# Tegu taming process



## TheWonderer (Feb 11, 2017)

Hi everyone,

My tegu is nearing 32" and he's eating well plus he's active. I am now trying to tame him a bit since hibernation meant he was hiding and I didn't want to disturb him too much (I did once a month to check on him). In the past, if I was even remotely close to him, he would run in the opposite direction. I recently tried to pet him while he was out and he sat there. However, he shook his tail and turned his head at my hand but didn't seem to actively try to bite. In attempt to treat him with kindness, I touched his back gently but he arched and after a while huffed at me. He point his head again at me which led me to believe it was time to stop. I tried to hold there for a moment so I could see if he would snap. He didn't and I feel that he probably won't since he had every opportunity to do so... It's a step up from only getting him out when he is hiding. 

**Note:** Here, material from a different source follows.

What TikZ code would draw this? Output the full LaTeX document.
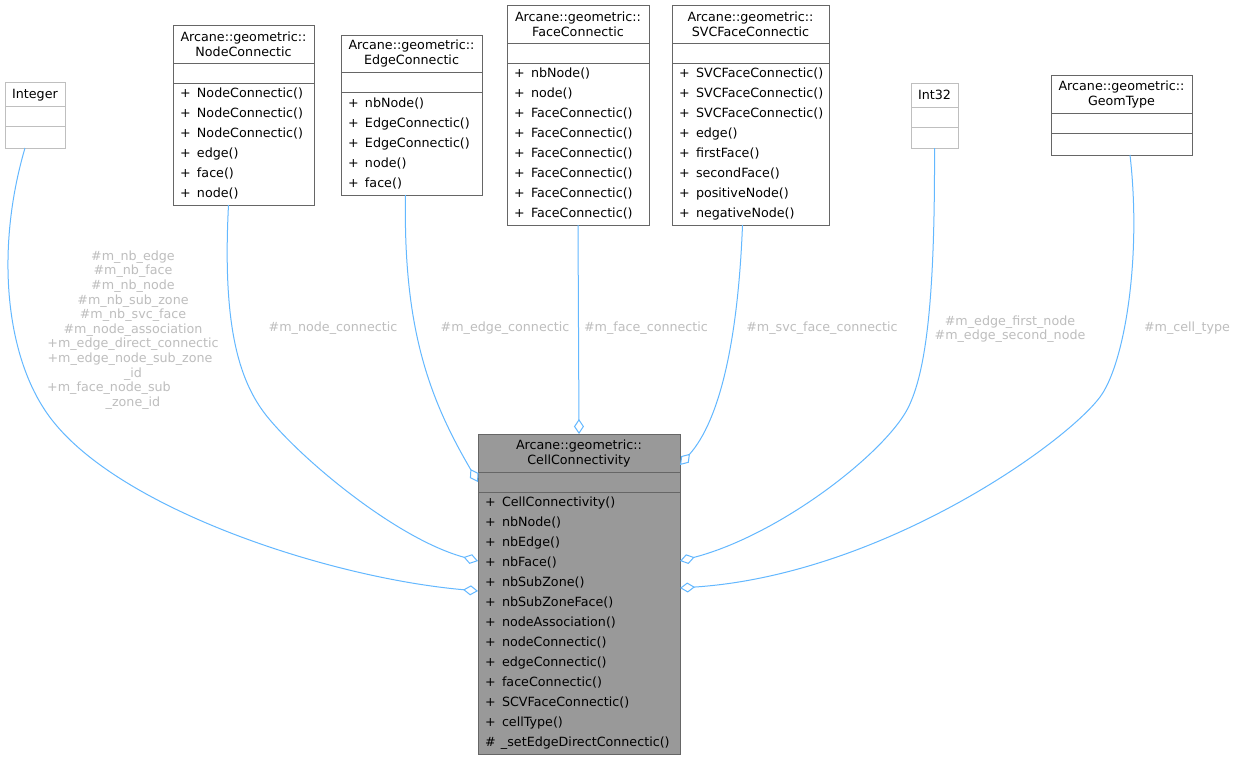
\documentclass[tikz,border=0pt]{standalone}
\usepackage{fontspec}
\setmainfont{DejaVu Sans}
\usetikzlibrary{arrows.meta}
\definecolor{edgecol}{HTML}{63B8FF}
\definecolor{lblcol}{HTML}{BEBEBE}
\definecolor{boxline}{HTML}{666666}
\definecolor{lightline}{HTML}{BFBFBF}
\definecolor{ccfill}{HTML}{999999}
\newcommand\mpub[1]{\makebox[17pt][l]{+}#1}
\newcommand\mprot[1]{\makebox[16pt][l]{\#}#1}
\tikzset{
 sec/.style={draw=boxline, line width=0.9pt, anchor=north west, inner xsep=7pt, inner ysep=0pt, outer sep=0pt, text=black},
 lsec/.style={sec, draw=lightline},
 ttl/.style={align=center, font=\fontsize{12.7}{15}\selectfont},
 ttlone/.style={ttl, text depth=0pt},
 mem/.style={align=left, font=\fontsize{12.7}{20}\selectfont},
 lbl/.style={text=lblcol, align=center, inner sep=0pt, font=\fontsize{12.7}{14.6}\selectfont},
 assoc/.style={draw=edgecol, line width=1pt, -{Diamond[open, length=15pt, width=10pt, line width=1pt]}},
}
\begin{document}
\begin{tikzpicture}[x=1pt,y=-1pt]
\useasboundingbox[fill=white] (0,0) rectangle (1238,760);

% Integer
\node[lsec, ttlone, text width=46pt, minimum height=24pt] (int-t) at (5,82) {Integer};
\node[lsec, text width=46pt, minimum height=20pt] (int-a) at (int-t.south west) {};
\node[lsec, text width=46pt, minimum height=22pt] (int-c) at (int-a.south west) {};

% NodeConnectic
\node[sec, ttl, text width=127pt, minimum height=38pt] (nc-t) at (173,25) {Arcane::geometric::\\NodeConnectic};
\node[sec, text width=127pt, minimum height=20pt] (nc-a) at (nc-t.south west) {};
\node[sec, mem, text width=127pt, minimum height=122pt] (nc-m) at (nc-a.south west)
 {\mpub{NodeConnectic()}\\\mpub{NodeConnectic()}\\\mpub{NodeConnectic()}\\\mpub{edge()}\\\mpub{face()}\\\mpub{node()}};

% EdgeConnectic
\node[sec, ttl, text width=127pt, minimum height=37pt] (ec-t) at (341,35) {Arcane::geometric::\\EdgeConnectic};
\node[sec, text width=127pt, minimum height=20pt] (ec-a) at (ec-t.south west) {};
\node[sec, mem, text width=127pt, minimum height=103pt] (ec-m) at (ec-a.south west)
 {\mpub{nbNode()}\\\mpub{EdgeConnectic()}\\\mpub{EdgeConnectic()}\\\mpub{node()}\\\mpub{face()}};

% FaceConnectic
\node[sec, ttl, text width=128pt, minimum height=38pt] (fc-t) at (507,5) {Arcane::geometric::\\FaceConnectic};
\node[sec, text width=128pt, minimum height=20pt] (fc-a) at (fc-t.south west) {};
\node[sec, mem, text width=128pt, minimum height=162pt] (fc-m) at (fc-a.south west)
 {\mpub{nbNode()}\\\mpub{node()}\\\mpub{FaceConnectic()}\\\mpub{FaceConnectic()}\\\mpub{FaceConnectic()}\\\mpub{FaceConnectic()}\\\mpub{FaceConnectic()}\\\mpub{FaceConnectic()}};

% SVCFaceConnectic
\node[sec, ttl, text width=143pt, minimum height=38pt] (sv-t) at (672,5) {Arcane::geometric::\\SVCFaceConnectic};
\node[sec, text width=143pt, minimum height=20pt] (sv-a) at (sv-t.south west) {};
\node[sec, mem, text width=143pt, minimum height=162pt] (sv-m) at (sv-a.south west)
 {\mpub{SVCFaceConnectic()}\\\mpub{SVCFaceConnectic()}\\\mpub{SVCFaceConnectic()}\\\mpub{edge()}\\\mpub{firstFace()}\\\mpub{secondFace()}\\\mpub{positiveNode()}\\\mpub{negativeNode()}};

% Int32
\node[lsec, ttlone, text width=33pt, minimum height=24pt] (i32-t) at (911,83) {Int32};
\node[lsec, text width=33pt, minimum height=20pt] (i32-a) at (i32-t.south west) {};
\node[lsec, text width=33pt, minimum height=21pt] (i32-c) at (i32-a.south west) {};

% GeomType
\node[sec, ttl, text width=127pt, minimum height=38pt] (gt-t) at (1051,75) {Arcane::geometric::\\GeomType};
\node[sec, text width=127pt, minimum height=20pt] (gt-a) at (gt-t.south west) {};
\node[sec, text width=127pt, minimum height=22pt] (gt-c) at (gt-a.south west) {};

% CellConnectivity
\node[sec, ttl, fill=ccfill, text width=188pt, minimum height=38pt] (cc-t) at (478,434) {Arcane::geometric::\\CellConnectivity};
\node[sec, fill=ccfill, text width=188pt, minimum height=20pt] (cc-a) at (cc-t.south west) {};
\node[sec, mem, fill=ccfill, text width=188pt, minimum height=262pt] (cc-m) at (cc-a.south west)
 {\mpub{CellConnectivity()}\\\mpub{nbNode()}\\\mpub{nbEdge()}\\\mpub{nbFace()}\\\mpub{nbSubZone()}\\\mpub{nbSubZoneFace()}\\\mpub{nodeAssociation()}\\\mpub{nodeConnectic()}\\\mpub{edgeConnectic()}\\\mpub{faceConnectic()}\\\mpub{SCVFaceConnectic()}\\\mpub{cellType()}\\\mprot{\_setEdgeDirectConnectic()}};

% connectors
\draw[assoc] ([xshift=-10pt]int-c.south) .. controls (-5,250) and (5,360) .. (52,420)
  .. controls (122,510) and (330,578) .. ([yshift=-99pt]cc-m.north west);
\draw[assoc] ([xshift=-15pt]nc-m.south) .. controls (222,330) and (240,385) .. (270,420)
  .. controls (309,466) and (400,540) .. ([yshift=-69pt]cc-m.north west);
\draw[assoc] ([xshift=-6pt]ec-m.south) .. controls (403,330) and (430,400) .. (cc-a.west);
\draw[assoc] (fc-m.south) -- (cc-t.north);
\draw[assoc] ([xshift=-8pt]sv-m.south) .. controls (738,340) and (720,420) .. ([yshift=-31pt]cc-t.north east);
\draw[assoc] (i32-c.south) .. controls (935,300) and (926,372) .. (908,408)
  .. controls (885,453) and (780,535) .. ([yshift=-69pt]cc-m.north east);
\draw[assoc] ([xshift=8.5pt]gt-c.south) .. controls (1142,260) and (1124,365) .. (1100,397)
  .. controls (1064,445) and (880,575) .. ([yshift=-96pt]cc-m.north east);

% labels
\node[lbl] (l-int) at (133,330) {\#m\_nb\_edge\\\#m\_nb\_face\\\#m\_nb\_node\\\#m\_nb\_sub\_zone\\\#m\_nb\_svc\_face\\\#m\_node\_association\\+m\_edge\_direct\_connectic\\+m\_edge\_node\_sub\_zone\makebox[6pt]{}\\\_id\\+m\_face\_node\_sub\makebox[48pt]{}\\\_zone\_id};
\node[lbl] (l-nc) at (333,328) {\#m\_node\_connectic};
\node[lbl] (l-ec) at (505,328) {\#m\_edge\_connectic};
\node[lbl] (l-fc) at (646,328) {\#m\_face\_connectic};
\node[lbl] (l-sv) at (822,328) {\#m\_svc\_face\_connectic};
\node[lbl] (l-i32) at (1010,329) {\#m\_edge\_first\_node\\\#m\_edge\_second\_node};
\node[lbl] (l-gt) at (1187,328) {\#m\_cell\_type};
\end{tikzpicture}
\end{document}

Also, the temperature is better with 95-105 on one side and 85 on the other. I mention it because I know temperature imbalance can make them a bit uncomfortable so hard to tame. I also placed my worn shirt in his enclosure so he can get a feel for my scent (I wore it that day). I think this helped... I found him laying on it.

Good:
-He's not snapping or attacking
-Let's me pet him
-Closes his eyes in what seems enjoyment
-Tail wags only if he is basking
-Sits still for a moment

Bad:
-He stops whenever he sees me -- scared
-Definitely doesn't enjoy my touch (he's allows it)
-Sessions last for no longer than a minute or two


Questions:
What else can I do going forward? 

If he ever bites, will this continue and what should I do?

Turn his head towards my hand as he moves away, is this aggressive? He is wagging his tail a bit but stops

How often can I work with him?

Is the shirt scent an ok idea or is it invasion of safe space? I put it near his basking spot. 

Should I give him a bath and let him come to me?


----------



## TheWonderer (Feb 13, 2017)

Anyone willing to give me some pointers?


----------



## TheWonderer (Feb 13, 2017)

If this is in the wrong area (it is I think), would an admin move it over for me?


----------



## Walter1 (Feb 13, 2017)

TheWonderer said:


> Hi everyone,
> 
> My tegu is nearing 32" and he's eating well plus he's active. I am now trying to tame him a bit since hibernation meant he was hiding and I didn't want to disturb him too much (I did once a month to check on him). In the past, if I was even remotely close to him, he would run in the opposite direction. I recently tried to pet him while he was out and he sat there. However, he shook his tail and turned his head at my hand but didn't seem to actively try to bite. In attempt to treat him with kindness, I touched his back gently but he arched and after a while huffed at me. He point his head again at me which led me to believe it was time to stop. I tried to hold there for a moment so I could see if he would snap. He didn't and I feel that he probably won't since he had every opportunity to do so... It's a step up from only getting him out when he is hiding.
> 
> ...


----------



## TheWonderer (Feb 13, 2017)

Thank you. It seems that he is gentle by nature if maybe a little scared. I'm grateful he's eating well now and growing. 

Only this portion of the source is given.